## [DATASET SECTION]

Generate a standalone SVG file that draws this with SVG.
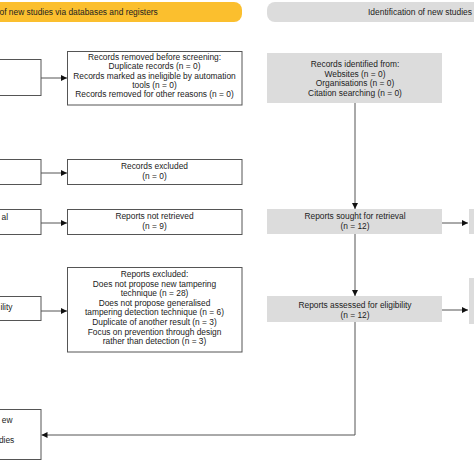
<svg xmlns="http://www.w3.org/2000/svg" width="474" height="474" viewBox="0 0 474 474">
<defs>
<style>
text{font-family:"Liberation Sans",Arial,sans-serif;font-size:8.4px;fill:#222;}
.c{text-anchor:middle;}
.e{text-anchor:end;}
.wb{fill:#fff;stroke:#555;stroke-width:1;}
.gb{fill:#dcdcdc;stroke:none;}
.ln{fill:none;stroke:#555;stroke-width:1;}
</style>
<marker id="ah" viewBox="0 0 10 10" refX="10" refY="5" markerWidth="7" markerHeight="6" markerUnits="userSpaceOnUse" orient="auto">
<path d="M0,0 L10,5 L0,10 z" fill="#111"/>
</marker>
</defs>
<rect width="474" height="474" fill="#fff"/>

<g id="header-db">
<rect x="-20" y="2" width="262" height="20" rx="8" fill="#fbbf2e"/>
<text x="-0.5" y="15">of new studies via databases and registers</text>
</g>
<g id="header-other">
<rect x="267" y="2" width="230" height="20" rx="8" fill="#dcdcdc"/>
<text x="368" y="15" textLength="104" lengthAdjust="spacingAndGlyphs">Identification of new studies</text>
</g>

<g id="left-identified"><rect class="wb" x="-150" y="59.5" width="191" height="36"/></g>
<g id="left-screened"><rect class="wb" x="-150" y="159.5" width="191" height="25"/></g>
<g id="left-sought"><rect class="wb" x="-150" y="209.5" width="191" height="25"/><text class="e" x="8" y="220">al</text></g>
<g id="left-assessed"><rect class="wb" x="-150" y="296.5" width="191" height="24"/><text class="e" x="12.5" y="310">ility</text></g>
<g id="left-included"><rect class="wb" x="-150" y="409.5" width="191" height="50"/><text class="e" x="12.5" y="423">ew</text><text class="e" x="14.3" y="443">dies</text></g>

<g id="removed-before">
<rect class="wb" x="67.5" y="51.5" width="174.5" height="53.5"/>
<text class="c" x="154.5" y="60">Records removed before screening:</text>
<text class="c" x="154.5" y="69.3">Duplicate records (n = 0)</text>
<text class="c" x="154.5" y="78.6">Records marked as ineligible by automation</text>
<text class="c" x="154.5" y="87.9">tools (n = 0)</text>
<text class="c" x="154.5" y="97.2">Records removed for other reasons (n = 0)</text>
</g>
<g id="records-excluded">
<rect class="wb" x="67.5" y="159.5" width="174.5" height="25"/>
<text class="c" x="154.5" y="169">Records excluded</text>
<text class="c" x="154.5" y="178.5">(n = 0)</text>
</g>
<g id="not-retrieved">
<rect class="wb" x="67.5" y="209.5" width="174.5" height="25"/>
<text class="c" x="154.5" y="219">Reports not retrieved</text>
<text class="c" x="154.5" y="228.5">(n = 9)</text>
</g>
<g id="reports-excluded">
<rect class="wb" x="67.5" y="267.5" width="174.5" height="84.5"/>
<text class="c" x="154.5" y="277">Reports excluded:</text>
<text class="c" x="154.5" y="286.6">Does not propose new tampering</text>
<text class="c" x="154.5" y="296.2">technique (n =  28)</text>
<text class="c" x="154.5" y="305.8">Does not propose generalised</text>
<text class="c" x="154.5" y="315.4">tampering detection technique (n =  6)</text>
<text class="c" x="154.5" y="325">Duplicate of another result (n =  3)</text>
<text class="c" x="154.5" y="334.6">Focus on prevention through design</text>
<text class="c" x="154.5" y="344.2">rather than detection (n =  3)</text>
</g>

<g id="records-identified">
<rect class="gb" x="267" y="53" width="175" height="50"/>
<text class="c" x="355" y="67">Records identified from:</text>
<text class="c" x="355" y="76.5">Websites (n = 0)</text>
<text class="c" x="355" y="86">Organisations (n = 0)</text>
<text class="c" x="355" y="95.5">Citation searching (n = 0)</text>
</g>
<g id="reports-sought">
<rect class="gb" x="267" y="209" width="175" height="25"/>
<text class="c" x="355" y="219">Reports sought for retrieval</text>
<text class="c" x="355" y="228.5">(n = 12)</text>
</g>
<g id="reports-assessed">
<rect class="gb" x="267" y="296" width="175" height="26"/>
<text class="c" x="355" y="308">Reports assessed for eligibility</text>
<text class="c" x="355" y="317.5">(n = 12)</text>
</g>
<g id="right-not-retrieved"><rect class="gb" x="469" y="209" width="40" height="25"/></g>
<g id="right-excluded"><rect class="gb" x="469" y="278" width="40" height="46"/></g>

<g id="connectors">
<line class="ln" x1="41" y1="78" x2="67" y2="78" marker-end="url(#ah)"/>
<line class="ln" x1="41" y1="173" x2="67" y2="173" marker-end="url(#ah)"/>
<line class="ln" x1="41" y1="223" x2="67" y2="223" marker-end="url(#ah)"/>
<line class="ln" x1="41" y1="311" x2="67" y2="311" marker-end="url(#ah)"/>
<line class="ln" x1="355" y1="103" x2="355" y2="209" marker-end="url(#ah)"/>
<line class="ln" x1="355" y1="234" x2="355" y2="296" marker-end="url(#ah)"/>
<line class="ln" x1="442" y1="223" x2="468" y2="223" marker-end="url(#ah)"/>
<line class="ln" x1="442" y1="310" x2="468" y2="310" marker-end="url(#ah)"/>
<path class="ln" d="M355,322 V435 H41.5" marker-end="url(#ah)"/>
</g>
</svg>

## [THE TASK]
Reproduce the whole listing above word for word, but not its pictures.

## [EXERCISE RESULT]
Generate a standalone SVG file that draws this with SVG.
<svg xmlns="http://www.w3.org/2000/svg" width="474" height="474" viewBox="0 0 474 474">
<defs>
<style>
text{font-family:"Liberation Sans",Arial,sans-serif;font-size:8.4px;fill:#222;}
.c{text-anchor:middle;}
.e{text-anchor:end;}
.wb{fill:#fff;stroke:#555;stroke-width:1;}
.gb{fill:#dcdcdc;stroke:none;}
.ln{fill:none;stroke:#555;stroke-width:1;}
</style>
<marker id="ah" viewBox="0 0 10 10" refX="10" refY="5" markerWidth="7" markerHeight="6" markerUnits="userSpaceOnUse" orient="auto">
<path d="M0,0 L10,5 L0,10 z" fill="#111"/>
</marker>
</defs>
<rect width="474" height="474" fill="#fff"/>

<g id="header-db">
<rect x="-20" y="2" width="262" height="20" rx="8" fill="#fbbf2e"/>
<text x="-0.5" y="15">of new studies via databases and registers</text>
</g>
<g id="header-other">
<rect x="267" y="2" width="230" height="20" rx="8" fill="#dcdcdc"/>
<text x="368" y="15" textLength="104" lengthAdjust="spacingAndGlyphs">Identification of new studies</text>
</g>

<g id="left-identified"><rect class="wb" x="-150" y="59.5" width="191" height="36"/></g>
<g id="left-screened"><rect class="wb" x="-150" y="159.5" width="191" height="25"/></g>
<g id="left-sought"><rect class="wb" x="-150" y="209.5" width="191" height="25"/><text class="e" x="8" y="220">al</text></g>
<g id="left-assessed"><rect class="wb" x="-150" y="296.5" width="191" height="24"/><text class="e" x="12.5" y="310">ility</text></g>
<g id="left-included"><rect class="wb" x="-150" y="409.5" width="191" height="50"/><text class="e" x="12.5" y="423">ew</text><text class="e" x="14.3" y="443">dies</text></g>

<g id="removed-before">
<rect class="wb" x="67.5" y="51.5" width="174.5" height="53.5"/>
<text class="c" x="154.5" y="60">Records removed before screening:</text>
<text class="c" x="154.5" y="69.3">Duplicate records (n = 0)</text>
<text class="c" x="154.5" y="78.6">Records marked as ineligible by automation</text>
<text class="c" x="154.5" y="87.9">tools (n = 0)</text>
<text class="c" x="154.5" y="97.2">Records removed for other reasons (n = 0)</text>
</g>
<g id="records-excluded">
<rect class="wb" x="67.5" y="159.5" width="174.5" height="25"/>
<text class="c" x="154.5" y="169">Records excluded</text>
<text class="c" x="154.5" y="178.5">(n = 0)</text>
</g>
<g id="not-retrieved">
<rect class="wb" x="67.5" y="209.5" width="174.5" height="25"/>
<text class="c" x="154.5" y="219">Reports not retrieved</text>
<text class="c" x="154.5" y="228.5">(n = 9)</text>
</g>
<g id="reports-excluded">
<rect class="wb" x="67.5" y="267.5" width="174.5" height="84.5"/>
<text class="c" x="154.5" y="277">Reports excluded:</text>
<text class="c" x="154.5" y="286.6">Does not propose new tampering</text>
<text class="c" x="154.5" y="296.2">technique (n =  28)</text>
<text class="c" x="154.5" y="305.8">Does not propose generalised</text>
<text class="c" x="154.5" y="315.4">tampering detection technique (n =  6)</text>
<text class="c" x="154.5" y="325">Duplicate of another result (n =  3)</text>
<text class="c" x="154.5" y="334.6">Focus on prevention through design</text>
<text class="c" x="154.5" y="344.2">rather than detection (n =  3)</text>
</g>

<g id="records-identified">
<rect class="gb" x="267" y="53" width="175" height="50"/>
<text class="c" x="355" y="67">Records identified from:</text>
<text class="c" x="355" y="76.5">Websites (n = 0)</text>
<text class="c" x="355" y="86">Organisations (n = 0)</text>
<text class="c" x="355" y="95.5">Citation searching (n = 0)</text>
</g>
<g id="reports-sought">
<rect class="gb" x="267" y="209" width="175" height="25"/>
<text class="c" x="355" y="219">Reports sought for retrieval</text>
<text class="c" x="355" y="228.5">(n = 12)</text>
</g>
<g id="reports-assessed">
<rect class="gb" x="267" y="296" width="175" height="26"/>
<text class="c" x="355" y="308">Reports assessed for eligibility</text>
<text class="c" x="355" y="317.5">(n = 12)</text>
</g>
<g id="right-not-retrieved"><rect class="gb" x="469" y="209" width="40" height="25"/></g>
<g id="right-excluded"><rect class="gb" x="469" y="278" width="40" height="46"/></g>

<g id="connectors">
<line class="ln" x1="41" y1="78" x2="67" y2="78" marker-end="url(#ah)"/>
<line class="ln" x1="41" y1="173" x2="67" y2="173" marker-end="url(#ah)"/>
<line class="ln" x1="41" y1="223" x2="67" y2="223" marker-end="url(#ah)"/>
<line class="ln" x1="41" y1="311" x2="67" y2="311" marker-end="url(#ah)"/>
<line class="ln" x1="355" y1="103" x2="355" y2="209" marker-end="url(#ah)"/>
<line class="ln" x1="355" y1="234" x2="355" y2="296" marker-end="url(#ah)"/>
<line class="ln" x1="442" y1="223" x2="468" y2="223" marker-end="url(#ah)"/>
<line class="ln" x1="442" y1="310" x2="468" y2="310" marker-end="url(#ah)"/>
<path class="ln" d="M355,322 V435 H41.5" marker-end="url(#ah)"/>
</g>
</svg>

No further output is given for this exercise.